We started pubic reporting interventions in October 2013. Prescriptions one year before and one year after the intervention were collected.

Statistical analysis

The International Network for Rational Use of Drugs developed a list of prescribing indicators⁴⁸, which have become widely accepted internationally. We selected five indicators for the purpose of this study, which covered the type (antibiotics) and administration route (injections) of medicines that had been most frequently abused and the cost of medicines which has attracted a great deal of concern in China.

1. 1

   Percentage of prescriptions containing antibiotics;

2. 2

   Percentage of prescriptions containing two or more antibiotics;

3. 3

   Percentage of prescriptions containing injections;

4. 4

   Percentage of prescriptions containing antibiotic injections;

5. 5

   Average prescription cost (Chinese yuan).

We calculated the monthly results of the five indicators in relation to the three disease conditions, and depicted the results on a connected dot-line plot with a view to demonstrate time changes (before and after interventions) and differences between the intervention and control groups.

Differences between the intervention group and the control group in relation to the characteristics of both recipients and prescribers were tested using student t tests for continuous variables and Chi-square tests for categorical variables.

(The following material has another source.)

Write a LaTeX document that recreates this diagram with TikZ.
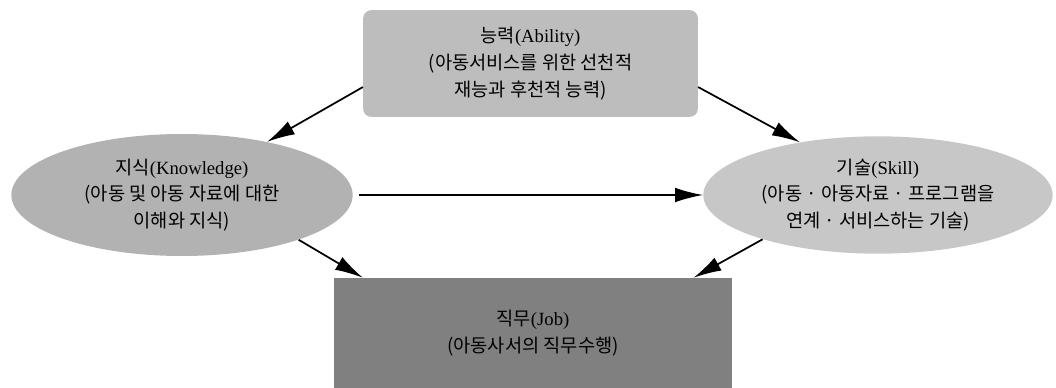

We adopted a difference-in-difference (DID) approach to test the effects of the intervention. Multivariate regression models were established with the five prescription indicators as dependent variables. Logit regression models were applied for the binary dependent variables, such as the usage of antibiotics, injections, and antibiotic injections. We used least squares regression models for the prescription costs (natural logarithm transformed). In the regression models, a dummy variable “intervention” was entered indicating whether a prescription was in the intervention or control group; a dummy variable “pre-post” was entered indicating whether a prescription was written before or after the intervention; and the effects of the intervention were tested through the interaction between the two dummy variables (“intervention”*“pre-post”).

To control confounding factors, patient characteristics (age, sex, and health insurance coverage) and prescriber characteristics (age, sex, level of educational, professional title, and income) were also introduced into the regression models. Three levels of measurements (prescription- prescriber-institutions) were involved in this study. We randomized the study sample at the institution level. The data analyses adjusted clustering at the prescriber level. We used mixed effect models which accounted for random intercepts of individual prescribers. The effect margins were calculated and reported.

For the indicators that showed a time trend, we performed a controlled segmented regression analysis (Supplementary file). But for simplicity, we only presented the findings of DID analyses if no inconsistencies were found between the two methods.

The statistical analyses were performed using Stata 12.1 (Stata Corp).